Some People don't like change, even if it is for good, and will try to stop it any way they can............This is from personal family experience....Just know deep inside that you are doing the right thing and let your actions speak for yourself. Just pretend it is a very special surprise that you are preparing for her, and that you are trying to keep it a secret........

This is just my humble opinion, because I am not a psychologist....

But let us know how it is going, okay? Talking with sympathetic others is the best way to get over the hurt family can cause.

Bridgette
 
Just don't call it a 40,000 conversation when you talk to her!
That sounds like the mile high club!
Not very Romantic!

Consider this.
My former GF was a very disorganized person.
But i could see she would NEVER EVER doing anything like GTD. Its just not in her mental make-up.

So i gave her only ONE tip, she could use.
I explained the INBOX to her, and she implemented that.
She was a very disorganized person, yet she always got everything done, and was a successful person.

GTD is simply a tool.
Don't let it take over your life, or your mind. If it does, then something else is going on.

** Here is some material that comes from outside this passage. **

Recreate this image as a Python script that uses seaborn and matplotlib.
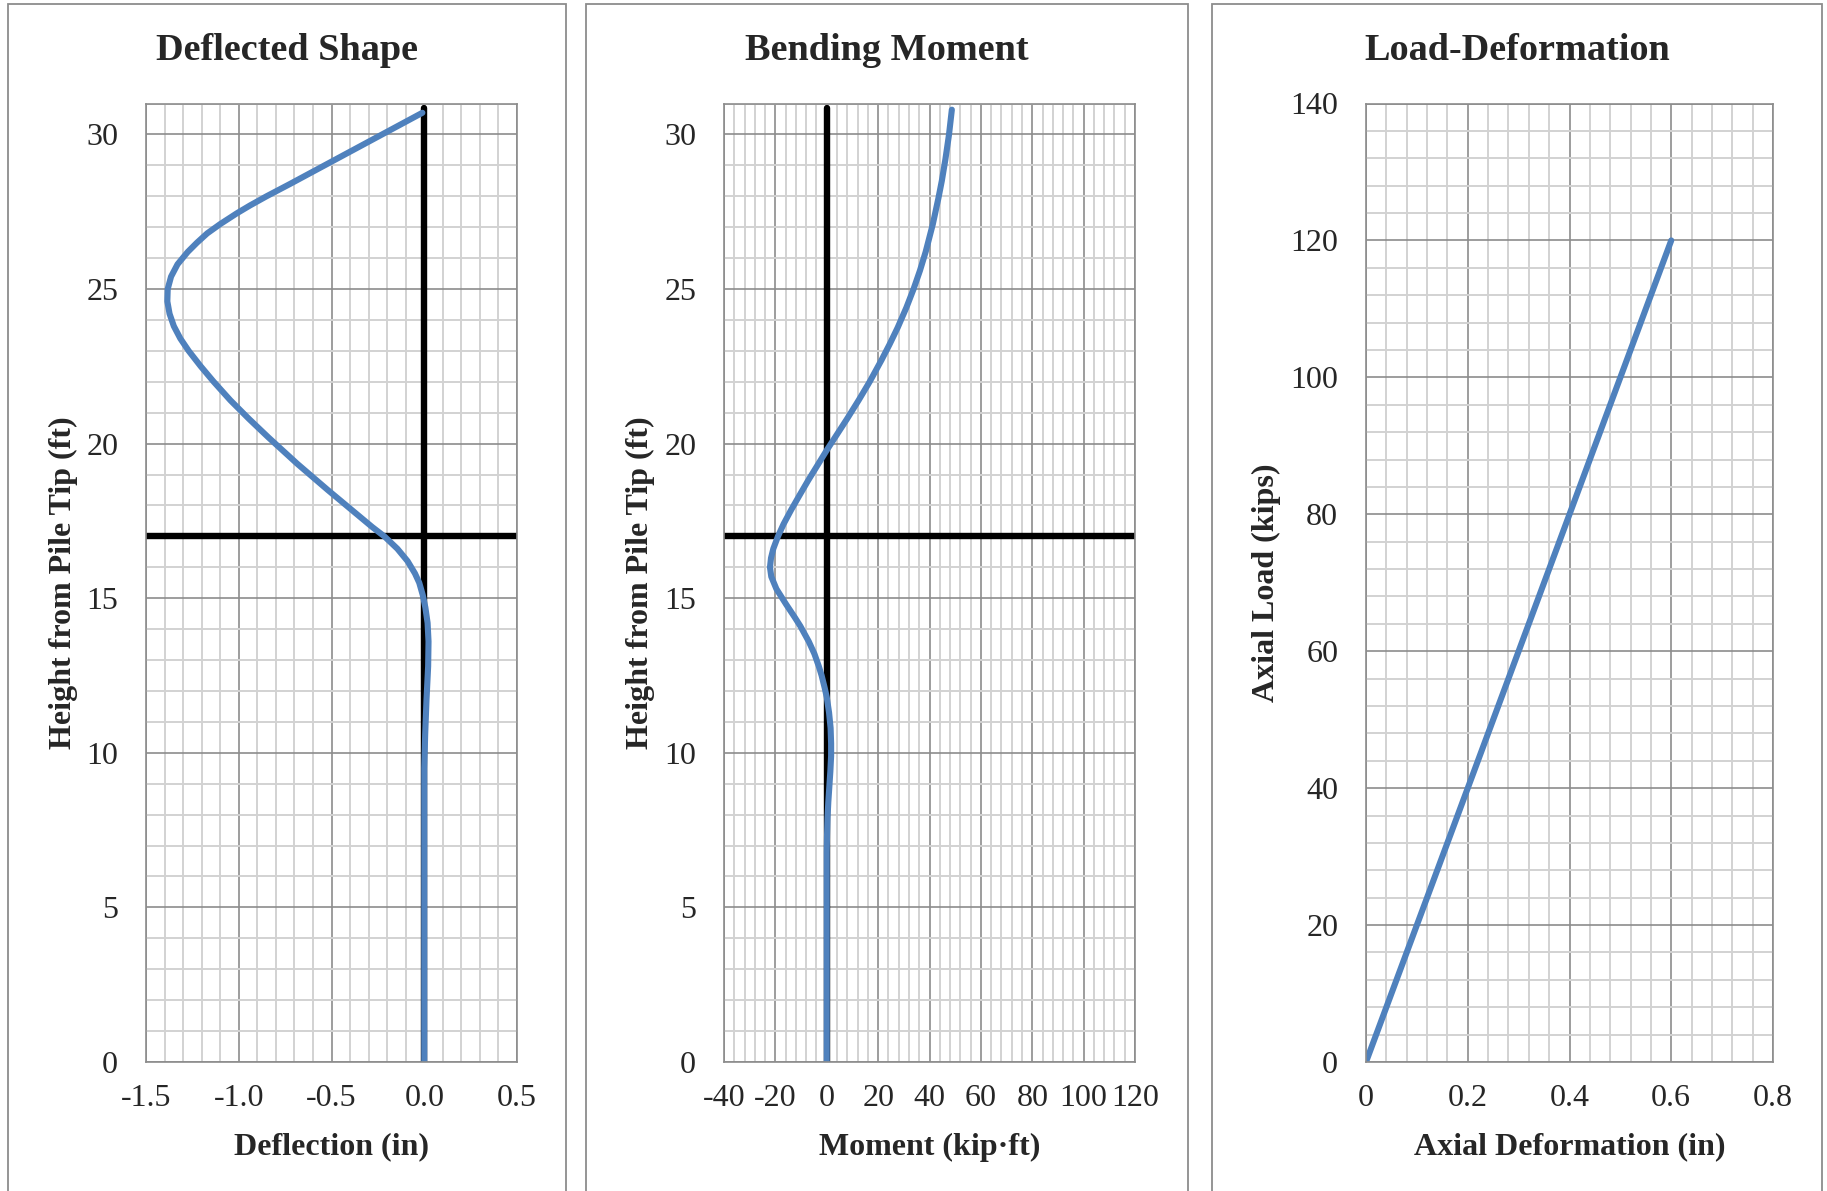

Speak to your wife IN HER LANGUAGE.
Don't try and force people to speak in your language.
If you try and force it, they will resist it.

GTD is not the answer to Existence. Its just a system of ideas.
Many many people will have ZERO interest in GTD, and that's great. Everyone's different.

Coz
 
The criticism is sometimes discouraging. Esp. people who are on some kind of self-improvement track (most of the time) do have to face this onslaught. Since your wife has seen you improve a bit (on some earlier self improvement effort) and then seen you back to your old ways she thinks anything you start is the latest fad and may not last long. She 'knows' that the latest love of 'hubby dear' is just infatuation and he will be back on the old track.

This is a very heavy luggage to carry. But there is nothing (except the very drastic step) you can do but to tolerate her and prove that she was wrong. It becomes all the more important that you succeed in GTD, and maybe get her on the bandwagon.

All the best.

AA
 
Personally I've resisted the temptation to proselytize GTD, or even mention it unless asked, for a couple of reasons. First, hearing friends and co-workers knowing nothing about GTD ask me "What's gotten into you?" regarding the upshot in my productivity is a more reliable benchmark than hearing my own rhetoric. Second, constantly offering unsolicited advice can hurt your credibility more than it enhances it.

But the most important reason is to observe others (esp. in the workplace) as a pre-GTD "control group" to compare and contrast with my new workflow methodology. It's become painful to watch how everyone in my office allows incoming work to pile up and fester as "stuff": actions that could've have been easily executed within two minutes, scattered paperwork, constant memory leaks in unnecessary mental notes. It's always easier to spot and learn from other people's mistakes than your own, so you might as well look at their resistance to methodology as a free education for yourself instead of trying to save the world.